Representative building blocks

queue

switch - similar to C switch statement

pump - connects passive producer to passive consumer and actively copies data from input end to output end

gauge - counts events such as procedure calls, data arrival, etc.

scheduler - uses gauge to collect data for scheduling decisions

monitor

Each building block may have several implementation, and most efficient one is used for each situation. For example,

queue - two types

synchronous - two implementations

dedicated: for single producer or consumer

optimistic: for multiple producers and consumers

asynchronous queue 

dedicated queue

optimistic queue

Quaject creation

Created by quaject creator

Steps

allocation of memory for quaject and all associated synthesized procedures

factorization - Factoring Invariant

optimization - peephole optimization

Quaject execution

Done by quaject interfacer by installing the quaject in the invoking thread

Steps

combination - find the appropriate connecting mechanism (queue, pump, ...)

factorization - Factoring Invariant

optimization - peephole optimization

dynamic link - store the entry points of synthesized codes into the quaject

3. Reduced Synchronization

3.1 Overview: Methods to reduce synchronization

Code Isolation: If two process works on different parts of the shared data, why synchronize?

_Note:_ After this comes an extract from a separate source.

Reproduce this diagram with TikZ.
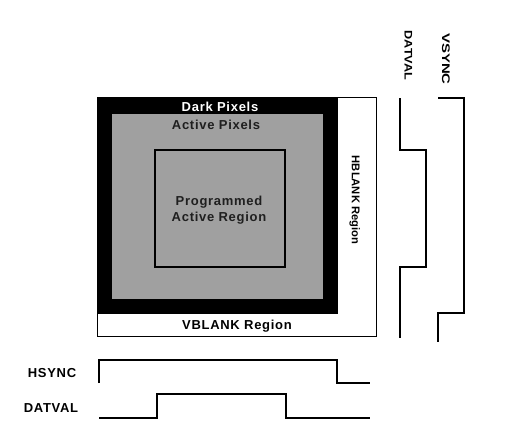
\documentclass[tikz,border=0pt]{standalone}
\usepackage{fontspec}
\setmainfont{Liberation Sans}
\newfontfamily\lblfont[LetterSpace=5.5]{Liberation Sans}
\definecolor{graypix}{RGB}{160,160,160}
\begin{document}
\begin{tikzpicture}[x=1pt,y=-1pt,
  lbl/.style={font=\lblfont\bfseries\fontsize{13}{16}\selectfont, inner sep=0pt, text depth=0pt},
  plainlbl/.style={font=\bfseries\fontsize{11.2}{13}\selectfont, inner sep=0pt, text depth=0pt},
  sidelbl/.style={font=\bfseries\fontsize{11}{12}\selectfont, inner sep=0pt, text depth=0pt, rotate=-90},
  wave/.style={line width=1.2pt, line join=miter}]
\useasboundingbox (0,0) rectangle (532,442);
\fill[white] (0,0) rectangle (532,442);
% sensor regions
\fill[black] (97,97) rectangle (337,313);
\fill[graypix] (112,114) rectangle (323,299);
\draw[line width=1.7pt] (155,150) rectangle (285,267);
\draw[line width=1pt] (97,97) rectangle (376,336);
\draw[line width=1pt] (337,97) -- (337,313) -- (97,313);
% labels
\node[lbl, text=white] (dark) at (220,107) {Dark Pixels};
\node[lbl, text=black!88] (active) at (216,125) {Active Pixels};
\node[lbl, text=black!88, align=center] (prog) at (219,209) {Programmed\\Active Region};
\node[lbl] (vblank) at (237,325) {VBLANK Region};
\node[plainlbl, rotate=-90] (hblank) at (356,200) {HBLANK Region};
\node[sidelbl] (vdat) at (408.5,55.5) {\scalebox{1.15}[1]{DATVAL}};
\node[sidelbl] (vsync) at (446,59) {\scalebox{1.36}[1]{VSYNC}};
\node[lbl] (hsync) at (52,373) {HSYNC};
\node[lbl] (hdat) at (51,408) {DATVAL};
% waveforms
\draw[wave] (400,98) -- (400,150) -- (426,150) -- (426,267) -- (400,267) -- (400,338);
\draw[wave] (438,98) -- (464,98) -- (464,313) -- (438,313) -- (438,342);
\draw[wave] (99,383) -- (99,360) -- (337,360) -- (337,383) -- (370,383);
\draw[wave] (99,418) -- (157,418) -- (157,394) -- (286,394) -- (286,418) -- (370,418);
\end{tikzpicture}
\end{document}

Isolate and separate code fragments which manipulate the data structure

Do NOT synchronize fragments which deal with its own part of the data structure

For example, unix kernel locks proctable to update a process information. Actually no reason to lock because each process updates its own slot

Procedure Chaining

If synchronization is unduly complex or costly, or even unprofitable, do NOT synchronize but take the most naive approach--do not run threads concurrently

Optimistic Synchronization - Interference between threads is rare. So,

Go ahead and make changes to the data structure without locking

Check whether our assumption is true

Rollback and retry, if not

3.2 Optimistic Queues: The most important example of optimistic synchronization

SP-SC (Single Producer & Single Consumer): Fig-1

Get or put data simply by checking tail or head

Block when the queue is empty or full respectively

Compare this algorithm with the conventional one, which

Get the exclusive access to the queue

Put or get an item

Release the access right

MP-SC: Multiple producer & single consumer, atomic insertion of multiple item

Algorithm Fig-2

Each producer reserves space in the queue atomically and inserts as many item as it reserves into the reserved spots

Use extra array of flag to indicate whether real data is in the slot or not

4. Threads

4.1 Synthesis Threads

Synthesis thread - lightweight process

Each thread executes in a context, which is called TTE and has fields:

register save area

vector table - pointers to:

thread-specific system calls

interrupt handlers

error traps

signal vectors

address map table

context-in & context-out procedures

Unix like system call handling

Waiting list per resource

4.2 Context Switches

Floating-pointer registers are not saved during the context switch, on the assumption that ordinary threads do not use any of them

Illegal instruction trap handler is invoked when the thread executes floating-point operation first time

This saves the half of the time of context switch

No 'dispatcher' procedure

Ready threads are chained together, forming a ready queue

Context-out procedure of the leaving thread directly jumps to the context-in procedure of the next thread

Could implement fair and responsive sheduling algorithm with this approach?

4.3 Thread Operations

Unix-like signal handling

Debug support by signal

User threads can catch error trap and handles it as it does signals!

4.4 Scheduling

Policy

The shorter the previous run is, the longer quantum is given

Priority

Give longer quantum, or

Move to the head of the waiting queue when the thread is waken up

5. Input/Output

I/O - all data flow among hardware devices and quaspaces

Stream - data move along logical channels, which connect source and destination

5.1 I/O Device Servers

Device server - physical I/O device encapsulated in a quaject

write - data movement from caller to callee

read - data movement from callee to caller

Each device server has its own thread or not

High-level server may be composed from more basic servers

For example Unix tty device

connected to keyboard server by dedicated queue

connected to screen server by optimistic queue: user thread can also write to screen server

process 'erase' and 'control' characters and bypass other characters from keyboard server to screen server

File system server is composed of several filter stages

5.2 Producer/Consumer

Stream model can be described as a composition of different types of consumer/producer

Passive producer - passive consumer

Example

producer: xclock program

consumer: screen which displays the clock

implementation: pump connecting the consumer and producer

Active-passive

Single-single

Active part calls the procedure which passes or receives data

Multiple-single

Attach a monitor to the end to which multiple participants are attached

Active-active: a queue need to be inserted between producer and consumer

Single-single: SP-SP queue

Multiple-single: MP-SC or MP-MC

5.3 Interrupt Handling

Difference from Unix interrupt handling

Each thread synthesizes its own interrupt handler

Interrupt handling is done in the context of the currently running thread

Signal handling within interrupt handling routine

Signal handling is delayed by chaining the signal handling routine at the end of the chain of interrupt handling routines

Each thread has its own interrupt, trap, system call routines

Usually system call are synthesized at the time of quaject (for example file) open

E.g., specialized write function for a file with a single writer

Evaluations

Incremental optimization!
Quaject synthesizing seems quite dynamic, right?. Running quajects could be very fast, but what is the overhead of dynamic fabrication of quaject (at run time)?